I'm not a Joyce Murray supporter, full disclosure, because I don't support her platform for electoral cooperation in the context of a LPC leadership race. What I've observed is that people across the broader reaches of the electoral reform movement were more comfortable with Nathan Cullen as the standard bearer for electoral cooperation than with Joyce Murray for all the reasons you've mentioned. The Liberal Party does not have a long history supporting or advocating electoral reform, particularly not in the form of proportional representation and I know that causes a lot of concern. Personally, I think electoral cooperation is a paradoxical platform for any political party. You can't be a partisan and honestly support it. The majority of NDP members rejected it. Many Greens are uncomfortable with it. And these are the parties that are traditionally the strongest proponents of electoral reform. I think a lot of people brought to Joyce Murray's campaign through electoral reform and cooperation groups did so with certain expectations about what her political values would be and I've seen this cause even more concern. I think electoral cooperation has to be achieved outside the party framework and people like Joyce Murray could be more invaluable working as non-partisan participants.

kirbycairo said...

Thanks for the comment Bionic. My real interest in electoral cooperation is tied to the need for some form of electoral reform. I really believe that the "first-past-the-post" system is an antiquated form of electoral politics and needs to go in favor of something more reflective of the actual will of the population. And I think to achieve some kind of reform we are going to need cooperation of at least two significant players. Once electoral reform is achieved then more cooperation necessarily comes in its wake.

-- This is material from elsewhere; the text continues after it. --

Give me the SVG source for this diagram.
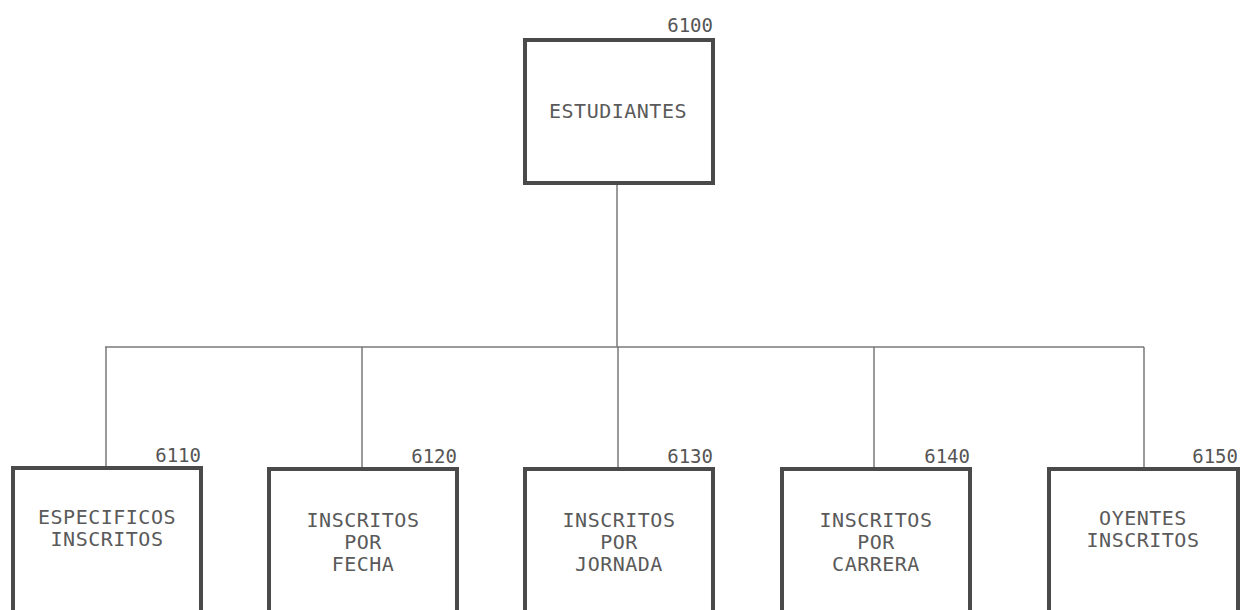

The truth is that I suspect that given Murray's participation in Campbell's cabinet, it is difficult not to see her talk of a more inclusive and cooperative politics as convenient rhetoric from which she hoped to launch a more significant political career. If people are really paying attention they would realize that the only thing that really separates the BC Liberals and the Federal Tories is that the Liberals have played a more significant environmental card - but that is really only motivated by the political necessity of BC politics. And given Christy Clark's record and Campbell's record since he left office the BC Liberal environmentalism looks like a house of cards. For these reasons, and her failure to condemn her former partners in political crime, Murray's talk comes off as rather hollow.

Bluegreenblogger said...

As I commented previously, this is your blog, and you are perfectly entitled to sound off in any way you see fit. That is what blogs ARE, your personal take on whatever you want to post about. I really did not take a lot of time commenting, I simply saw some harsh commentary about locking all your political opponents up in prison, and it read like you really meant it. I spent many years working hard in the Green Party, and one thing always drove me nuts. The language of consensus politics was like holy writ to the Greens, and yet they subscribed to such over the top rhetoric as well. They actually blew their chance to seperate a lot of rational conservationists from the koolaid drinkers with their 'Conservatives are Scum' campaigns. Fact is that IF consensus politics is to have any meaning, then the basis for it to ever come about is a modicum of respect. You cannot just pick and choose WHICH elected representatives are worthy of talking to. If you have such respect for the will of the electorate that you want to enact proportional representation, then you should remember that the electorate includes a lot of people whose opinions you will be sharply opposed to. Actually, that is one of the reasons why I reject proportional representation as a sound model. Some political viewpoints do NOT deserve recognition with any tiny slice of political power. When a fragment of the population subscribes to some ideals that are anathema to the overwhelming majority of the populace, (like imprisoning their political opponents), they can get stuffed as far as political representation goes. And it would not matter if our opinions were 100% in synch, I would call out anybody who proposed such illiberal opinions.

kirbycairo said...

Apparently bluegreenblogger you believe that holding politicians responsible for their actions is somehow "Illiberal." The original dilemma concerning Murray that I pointed out is still clear and glaring and nothing you have said moves me in this regard. As for your arguments for a rejection of PR, I find them weak, unfocused, and failing on logical and moral grounds.